(Code that draws figures)
===============

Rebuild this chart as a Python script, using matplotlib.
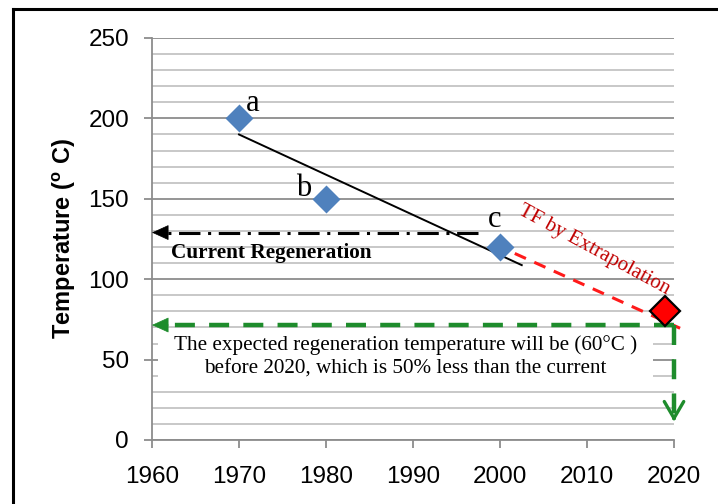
import numpy as np
import matplotlib
matplotlib.use('Agg')
from matplotlib import pyplot as plt
from matplotlib.patches import Rectangle
from matplotlib.lines import Line2D

# measured points
years = [1970, 1980, 2000]
temps = [200, 150, 120]
point_labels = ['a', 'b', 'c']
target_year = [2019]
target_temp = [80]

# guide lines
current_temp = 129
current_from = 1997.5
expected_temp = 71.5
expected_down_to = 11.5
trend_years = [1970, 2002.5]
extrap_years = [2001.7, 2020.7]
extrap_temps = [116, 69.5]

x_ticks = [1960, 1970, 1980, 1990, 2000, 2010, 2020]
y_ticks = [0, 50, 100, 150, 200, 250]
y_minor = [v for v in range(0, 251, 10) if v % 50]

SERIF = 'Liberation Serif'
SANS = 'Liberation Sans'
GREEN = '#1e8c2c'

plt.rcParams['mathtext.fontset'] = 'custom'
plt.rcParams['mathtext.bf'] = SANS + ':bold'
plt.rcParams['mathtext.rm'] = SANS

fig = plt.figure(figsize=(7.18, 5.04), dpi=100)
ax = fig.add_axes([152/718, 1-440/504, 522/718, 402/504])

ax.set_xlim(1960, 2020)
ax.set_ylim(0, 250)
ax.set_xticks(x_ticks)
ax.set_yticks(y_ticks)
ax.set_yticks(y_minor, minor=True)
ax.set_axisbelow(True)
ax.yaxis.grid(True, which='major', color='#8c8c8c', lw=1.3)
ax.yaxis.grid(True, which='minor', color='#c4c4c4', lw=1.3)
for s in ['top', 'right']:
    ax.spines[s].set_visible(False)
for s in ['left', 'bottom']:
    ax.spines[s].set_color('#8c8c8c')
    ax.spines[s].set_linewidth(1.3)
ax.tick_params(axis='both', which='major', color='#8c8c8c', width=1.3,
               length=6, labelsize=17.5)
ax.tick_params(axis='y', which='minor', length=0)
ax.tick_params(axis='x', pad=12.5)
ax.tick_params(axis='y', pad=10.5)
for lab in ax.get_xticklabels() + ax.get_yticklabels():
    lab.set_family(SANS)

ax.set_ylabel(r'Temperature ($\mathbf{^{o}}$ C)', family=SANS, fontsize=17,
              fontweight='bold')
ax.yaxis.label.set_va('center')
ax.yaxis.set_label_coords(-0.167, 0.5)

# white text box
ax.add_patch(Rectangle((1960.7, 34.2), 56.9, 33.6, facecolor='white',
                       edgecolor='none', zorder=1))

# trend line and extrapolation
coef = np.polyfit(years, temps, 1)
ax.plot(trend_years, np.polyval(coef, trend_years), color='black', lw=1.4, zorder=3)
ax.plot(extrap_years, extrap_temps, color='#ff1a1a', lw=2.2, dashes=(4, 3),
        clip_on=False, zorder=3)

# current regeneration arrow
ax.plot([current_from, 1961.6], [current_temp, current_temp], color='black',
        lw=2.2, dashes=(7, 2.5, 1, 2.5), zorder=3)
ax.annotate('', xy=(1960, current_temp), xytext=(1961.8, current_temp),
            arrowprops=dict(arrowstyle='-|>,head_length=0.55,head_width=0.25',
                            color='black', lw=0.5, shrinkA=0, shrinkB=0,
                            mutation_scale=20), zorder=4)

# expected regeneration arrows
ax.plot([2020, 1961.7], [expected_temp, expected_temp], color=GREEN, lw=3.2,
        dashes=(4.5, 3.2), clip_on=False, zorder=3)
ax.annotate('', xy=(1960, expected_temp), xytext=(1961.9, expected_temp),
            arrowprops=dict(arrowstyle='-|>,head_length=0.55,head_width=0.25',
                            color=GREEN, lw=0.5, shrinkA=0, shrinkB=0,
                            mutation_scale=20), zorder=4)
ax.plot([2020, 2020], [expected_temp, expected_down_to + 3], color=GREEN, lw=3.2,
        dashes=(4.5, 3.2), clip_on=False, zorder=3)
ax.annotate('', xy=(2020, expected_down_to), xytext=(2020, expected_down_to + 3),
            arrowprops=dict(arrowstyle='->,head_length=0.6,head_width=0.35',
                            color=GREEN, lw=2.4, shrinkA=0, shrinkB=0,
                            mutation_scale=20), annotation_clip=False, zorder=4)

# points
ax.plot(years, temps, 'D', color='#4f81bd', ms=14, mec='none', zorder=5)
ax.plot(target_year, target_temp, 'D', color='#ff0000', ms=15, mec='black',
        mew=1.6, clip_on=False, zorder=5)

offsets = [(1.6, 9), (-2.6, 6.7), (-0.6, 17.4)]
for x, y, t, (dx, dy) in zip(years, temps, point_labels, offsets):
    ax.text(x + dx, y + dy, t, family=SERIF, fontsize=22, ha='center',
            va='center', zorder=6)

ax.text(2010.8, 118, 'TF by Extrapolation', family=SERIF, fontsize=15,
        color='#c00000', rotation=-28.5, ha='center', va='center',
        rotation_mode='anchor', zorder=6)
ax.text(1962.2, 116.2, 'Current Regeneration', family=SERIF, fontsize=15.3,
        fontweight='bold', ha='left', va='center', zorder=6)
ax.text(1989.1, 52.0, 'The expected regeneration temperature will be (60°C )\n'
        'before 2020, which is 50% less than the current', family=SERIF,
        fontsize=15.2, ha='center', va='center', linespacing=1.32, zorder=6)

# outer frame
fig.add_artist(Line2D([13/718, 13/718], [-0.1, 1-8.5/504], color='black', lw=2.2))
fig.add_artist(Line2D([13/718, 1.1], [1-8.5/504, 1-8.5/504], color='black', lw=2.2))

plt.savefig('out.png', dpi=100)
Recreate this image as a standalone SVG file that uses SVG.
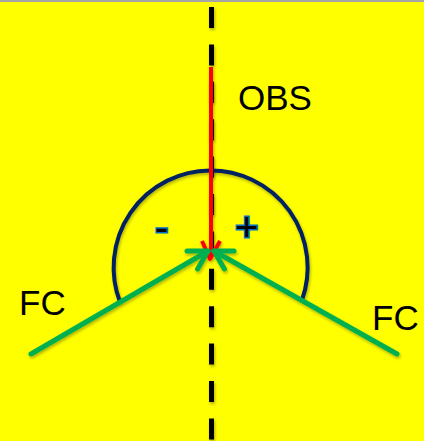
<svg xmlns="http://www.w3.org/2000/svg" width="424" height="441" viewBox="0 0 424 441">
<defs>
<style>
.lbl{font-family:"Liberation Sans",Arial,sans-serif;font-size:35px;fill:#000}
.sign{font-family:"Liberation Sans",Arial,sans-serif;font-size:40px;fill:#000;stroke:#0070c0;stroke-width:3;paint-order:stroke}
.green{fill:none;stroke:#00b050;stroke-width:5;stroke-linecap:round;stroke-linejoin:round}
</style>
<filter id="sh" filterUnits="userSpaceOnUse" x="0" y="0" width="424" height="441">
<feDropShadow dx="1" dy="2" stdDeviation="1.5" flood-color="#000" flood-opacity="0.3"/>
</filter>
</defs>
<rect width="424" height="441" fill="#ffff00"/>
<rect width="424" height="2" fill="#a6a6a6"/>
<g id="axis" filter="url(#sh)">
<line x1="211.5" y1="7" x2="211.5" y2="441" stroke="#000" stroke-width="5" stroke-dasharray="21 16.4"/>
</g>
<g id="arc" filter="url(#sh)">
<path d="M120 302 A97 97 0 1 1 302 300" fill="none" stroke="#002060" stroke-width="4"/>
</g>
<g id="connectors" filter="url(#sh)">
<g id="obs-arrow">
<line x1="211" y1="67" x2="211" y2="256" stroke="#ff0000" stroke-width="4"/>
<polyline points="202,241 210,259 220,241" fill="none" stroke="#ff0000" stroke-width="4" stroke-linejoin="round"/>
</g>
<g id="fc-left-arrow">
<line class="green" x1="31" y1="354" x2="208" y2="251"/>
<polyline class="green" points="187,251 208,251 197.6,269"/>
</g>
<g id="fc-right-arrow">
<line class="green" x1="397" y1="354" x2="214" y2="251"/>
<polyline class="green" points="234,251 214,251 224.4,269"/>
</g>
</g>
<g id="obs-label"><text class="lbl" x="238" y="110">OBS</text></g>
<g id="fc-left-label"><text class="lbl" x="19" y="315">FC</text></g>
<g id="fc-right-label"><text class="lbl" x="372" y="330">FC</text></g>
<g id="minus-label"><text class="sign" x="155" y="241">-</text></g>
<g id="plus-label"><text class="sign" x="235" y="241">+</text></g>
</svg>
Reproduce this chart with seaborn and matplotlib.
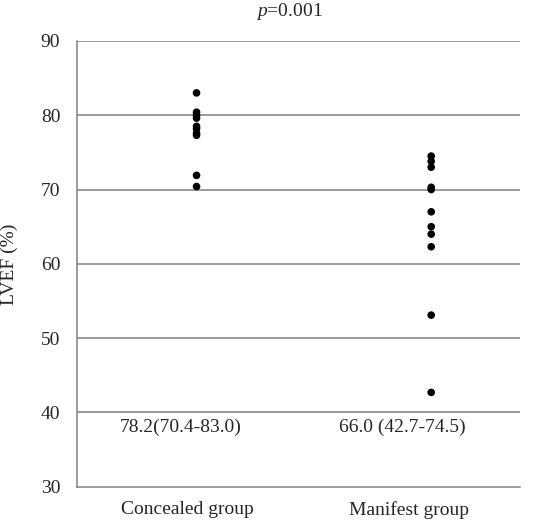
import numpy as np
import pandas as pd
import matplotlib.pyplot as plt
import seaborn as sns

# values
concealed = [83.0, 80.4, 80.0, 79.6, 78.5, 78.2, 77.6, 77.3, 71.9, 70.4]
manifest = [74.5, 73.8, 73.0, 70.3, 70.0, 67.0, 65.0, 64.0, 62.3, 53.1, 42.7]
groups = ["Concealed group", "Manifest group"]
summaries = ["78.2(70.4-83.0)", "66.0 (42.7-74.5)"]
p_text = "=0.001"
yticks = [30, 40, 50, 60, 70, 80, 90]

# dots sit a little right of the category centres in the original
dot_pos = {"Concealed group": 0.04, "Manifest group": 1.1}

df = pd.DataFrame({
    "group": ["Concealed group"] * len(concealed) + ["Manifest group"] * len(manifest),
    "LVEF": concealed + manifest,
})
df["pos"] = df["group"].map(dot_pos)

sns.set_style("white")
plt.rcParams["font.family"] = ["Liberation Serif", "DejaVu Serif"]
plt.rcParams["mathtext.fontset"] = "custom"
plt.rcParams["mathtext.it"] = "Liberation Serif:italic"
plt.rcParams["mathtext.rm"] = "Liberation Serif"

fs = 14
fig = plt.figure(figsize=(5.5, 5.24), dpi=100)
ax = fig.add_axes([0.14, 0.071, 0.805, 0.851])

for t in yticks[1:]:
    ax.axhline(t, color="#808080", lw=1.1, zorder=1)

sns.scatterplot(data=df, x="pos", y="LVEF", color="black", s=30,
                edgecolor="none", ax=ax, zorder=3, legend=False)

ax.set_xlim(-0.5, 1.5)
ax.set_ylim(30, 90)
ax.set_yticks(yticks)
ax.set_xticks([0, 1])
ax.set_xticklabels(groups)
ax.tick_params(axis="both", length=0, labelsize=fs)
ax.tick_params(axis="y", pad=12)
ax.tick_params(axis="x", pad=10)
ax.set_xlabel("")
ax.set_ylabel("LVEF (%)", fontsize=fs)
ax.yaxis.set_label_coords(-0.133, 0.5)

for s in ["top", "right"]:
    ax.spines[s].set_visible(False)
for s in ["left", "bottom"]:
    ax.spines[s].set_color("#808080")
    ax.spines[s].set_linewidth(1.1)

for i, txt in enumerate(summaries):
    ax.text(i - 0.03, 38.0, txt, ha="center", va="center", fontsize=fs)

ax.text(0.48, 1.065, r"$\it{p}$" + p_text, transform=ax.transAxes,
        ha="center", va="center", fontsize=fs)

fig.savefig("out.png", dpi=100)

===============

Work required:
Pictures do not belong in the copy. Repeat only the lines from the top of the records through the line containing "target_temp = [80]".

Task output:
Rebuild this chart as a Python script, using matplotlib.
import numpy as np
import matplotlib
matplotlib.use('Agg')
from matplotlib import pyplot as plt
from matplotlib.patches import Rectangle
from matplotlib.lines import Line2D

# measured points
years = [1970, 1980, 2000]
temps = [200, 150, 120]
point_labels = ['a', 'b', 'c']
target_year = [2019]
target_temp = [80]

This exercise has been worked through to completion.